Last Saturday, while most North Carolinians were enjoying a muggy, cloudy Saturday before Mother’s Day, Democratic Gov. Roy Cooper was making national news, defiantly vetoing the 12-week abortion restriction bill passed by the Republican-led N.C. General Assembly just days before.
“This bill will create dangerous interference with the doctor-patient relationship, leading to harm for pregnant women and their families,” Cooper said to hundreds of demonstrators. “With its medically unnecessary obstacles and restrictions, it will make abortion unavailable to many women, particularly those with lower incomes, those who live in rural areas, and those who already have limited access to health care.”
By Tuesday, May 16, the GOP majority in the N.C. Legislature voted to override Gov. Cooper’s veto.
In the midst of this hyper-sensitive political tug-of war over women’s right to choose in North Carolina, where do African American women stand?
“We were not invited to the table,” opined state Sen. Kandie Smith (D-Greenville) during floor debate last week. “We were not considered when it comes to what do you think would be good. To me, it’s like my voice doesn’t matter.”
Sen. Smith continued, “Black women have been fighting for freedom of their body since slavery. We’re placed back in the situation where someone is trying to tell us what to do with our bodies. We’ve been fighting against that long enough. That is not okay.”
For Black women, the subject of maternal health is one of survival, researchers say, so much so that they are three times as likely to die of pregnancy-related causes than White women, according to the U.S. Centers for Disease Control and Prevention (CDC).
Regarding abortion, many Black women of childbearing age are not as free as their White counterparts to decide whether to carry a child to term or not because of socioeconomic and health justice issues, abortion rights activists say. Not making a living wage, not having health insurance, not having access to safe contraception, not having access to adequate non-racist health care were just some of the factors involved in determining whether a low-income women of color decided whether or not to give birth.
In 2019, Black women had the highest rate of abortions nationally at 23.8 per 1,000 women, according to the CDC.
When the U.S. Supreme Court overturned Roe v.
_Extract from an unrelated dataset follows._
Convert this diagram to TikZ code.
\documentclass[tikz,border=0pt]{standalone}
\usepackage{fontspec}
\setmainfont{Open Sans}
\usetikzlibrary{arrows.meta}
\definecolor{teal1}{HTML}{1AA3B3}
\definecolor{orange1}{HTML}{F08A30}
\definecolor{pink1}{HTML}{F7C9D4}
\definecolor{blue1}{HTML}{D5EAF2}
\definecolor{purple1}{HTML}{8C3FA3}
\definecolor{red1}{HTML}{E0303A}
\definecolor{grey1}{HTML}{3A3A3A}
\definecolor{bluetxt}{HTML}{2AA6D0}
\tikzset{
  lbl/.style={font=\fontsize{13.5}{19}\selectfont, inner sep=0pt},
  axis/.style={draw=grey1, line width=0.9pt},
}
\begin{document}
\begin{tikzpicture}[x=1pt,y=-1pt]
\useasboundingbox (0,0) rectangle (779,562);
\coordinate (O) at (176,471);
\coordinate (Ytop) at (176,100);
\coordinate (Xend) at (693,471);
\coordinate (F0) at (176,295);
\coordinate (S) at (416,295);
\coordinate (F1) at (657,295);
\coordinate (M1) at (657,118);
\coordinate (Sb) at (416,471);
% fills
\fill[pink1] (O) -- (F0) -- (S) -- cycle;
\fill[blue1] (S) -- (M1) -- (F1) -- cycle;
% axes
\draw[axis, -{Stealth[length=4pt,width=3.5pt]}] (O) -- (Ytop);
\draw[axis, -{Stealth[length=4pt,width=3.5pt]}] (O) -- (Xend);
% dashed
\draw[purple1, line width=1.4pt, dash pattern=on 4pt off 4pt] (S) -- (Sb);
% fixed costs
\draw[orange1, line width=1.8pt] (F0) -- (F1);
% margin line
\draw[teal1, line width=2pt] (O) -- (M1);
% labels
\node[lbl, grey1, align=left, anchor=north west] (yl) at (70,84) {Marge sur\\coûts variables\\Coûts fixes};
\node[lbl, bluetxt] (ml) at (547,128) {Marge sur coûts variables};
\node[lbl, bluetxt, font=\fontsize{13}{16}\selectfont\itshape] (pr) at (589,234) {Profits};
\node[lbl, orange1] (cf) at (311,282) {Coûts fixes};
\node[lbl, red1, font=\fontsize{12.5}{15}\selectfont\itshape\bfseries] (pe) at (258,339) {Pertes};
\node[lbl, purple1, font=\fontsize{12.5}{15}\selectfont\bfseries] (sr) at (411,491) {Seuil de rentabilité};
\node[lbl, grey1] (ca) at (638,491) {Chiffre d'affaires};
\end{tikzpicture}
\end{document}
Wade in June 2022, many of those activists warned that Black and other women of color would be disproportionately affected by the ruling overturning a woman’s right to choose in states that did not already specify that right.
And in North Carolina, Black women still account for the state’s high maternal death rate.
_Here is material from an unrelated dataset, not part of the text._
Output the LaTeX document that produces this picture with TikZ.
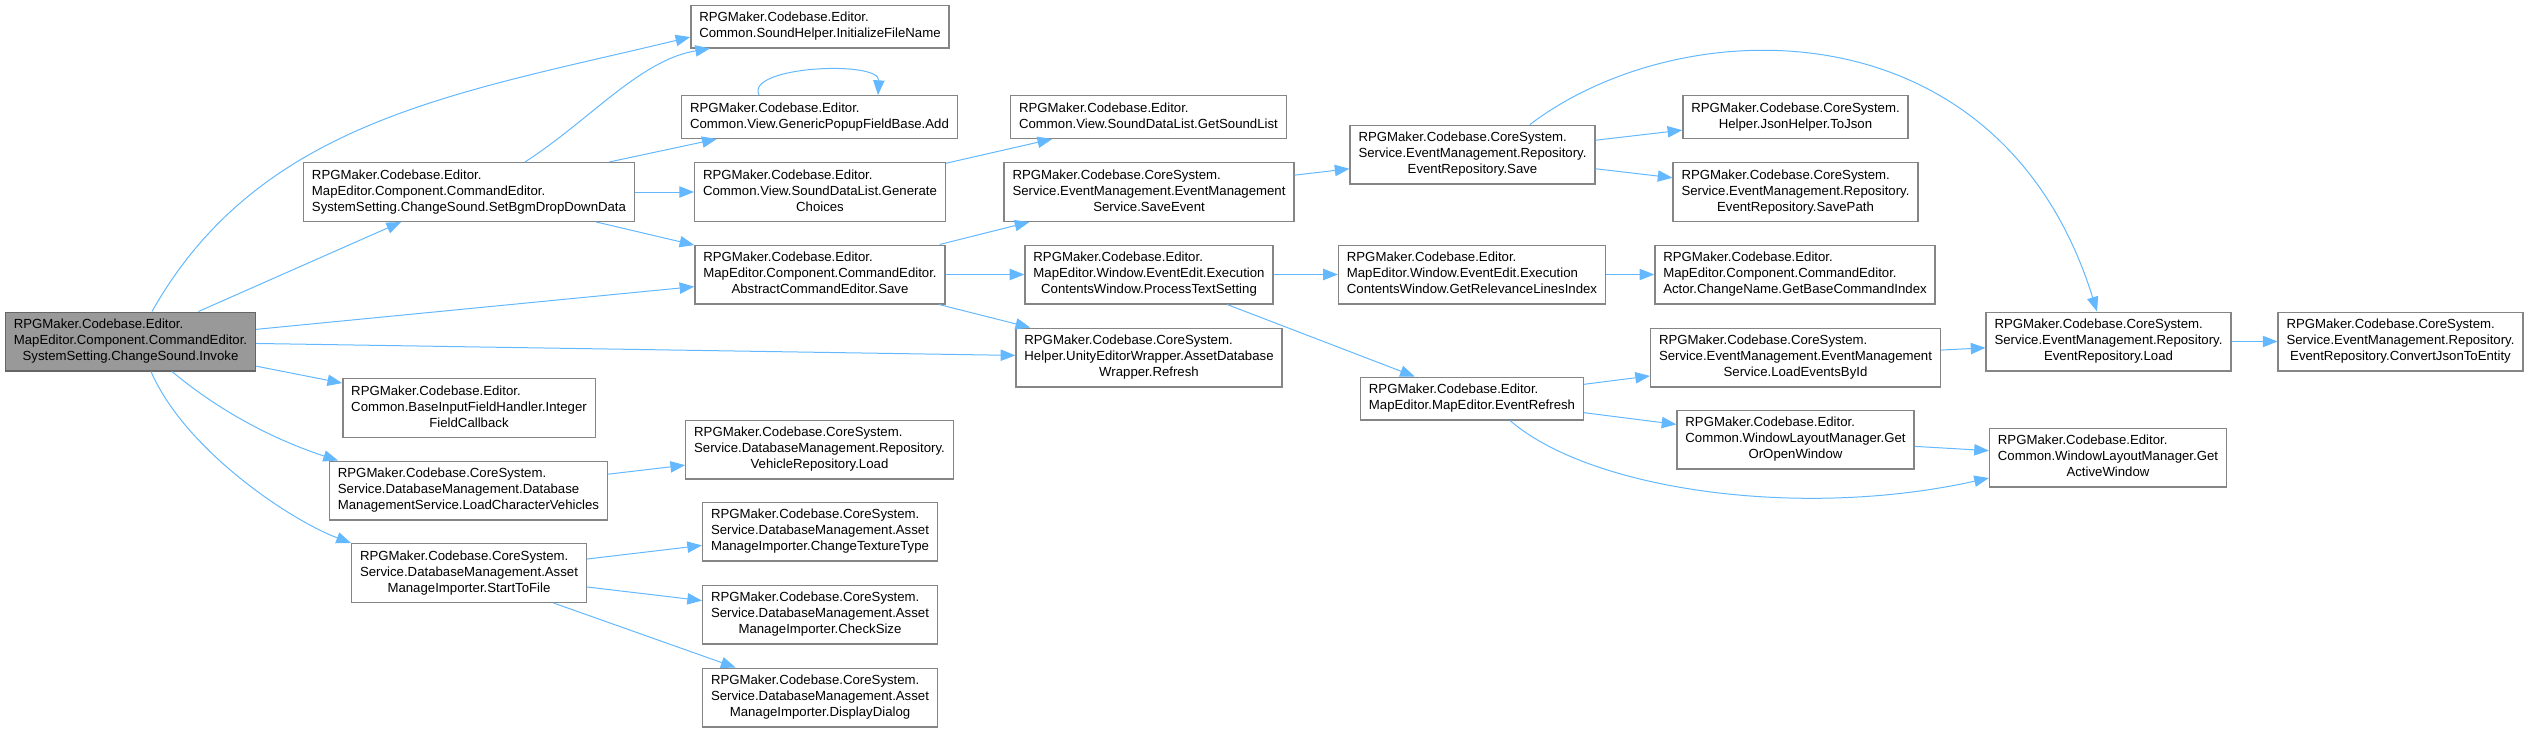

Given that staggering reality, African American women like Sen. Smith, state Senator Natalie Murdock (D-Durham), and even N.C. Congresswoman Alma Adams (D-NC-12), spoke out when it was clear that Republicans in the N.C. General Assembly were going to impose strict abortion restrictions.
“Even without the reality of the maternal health crisis, the Republican abortion ban is wrong,” Rep. Adams said in a statement when the Republican abortion restriction was first introduced.
“It devalues the hard work of pregnancy, which should always be voluntary. It dehumanizes women by taking away their bodily autonomy. Involuntary servitude is expressly prohibited by the 13th Amendment to the Constitution; legislation that forces the work of pregnancy, regardless of injury or death, should always be unconstitutional, and this bill should fail.”
And even clergy, like Bishop William Barber of Repairers of the Breach, called Republican legislators “extremists” for imposing a law that restricts abortion rights, at the same time they lift all restricts for obtaining and owning a firearm.
“It is absolute hypocrisy to say you care about life and then you write a law that puts poor and low-income women’s lives in jeopardy,” Barber recently said.
If a Gallup poll from Sept. 2020 is any indication, Black lawmakers like Rep. Adams, or leaders like Bishop Barber are not alone in claiming African American females have the right to choose as well.
From 2017-2020, 46 percent of African Americans polled agreed that abortion was “morally acceptable.” That is a significant jump from the 31 percent polled from 2001 to 2007.
Given all the available data, African American women have a rightful place in the abortion rights debate, because the decision on whether or not to have a child could mean their very lives.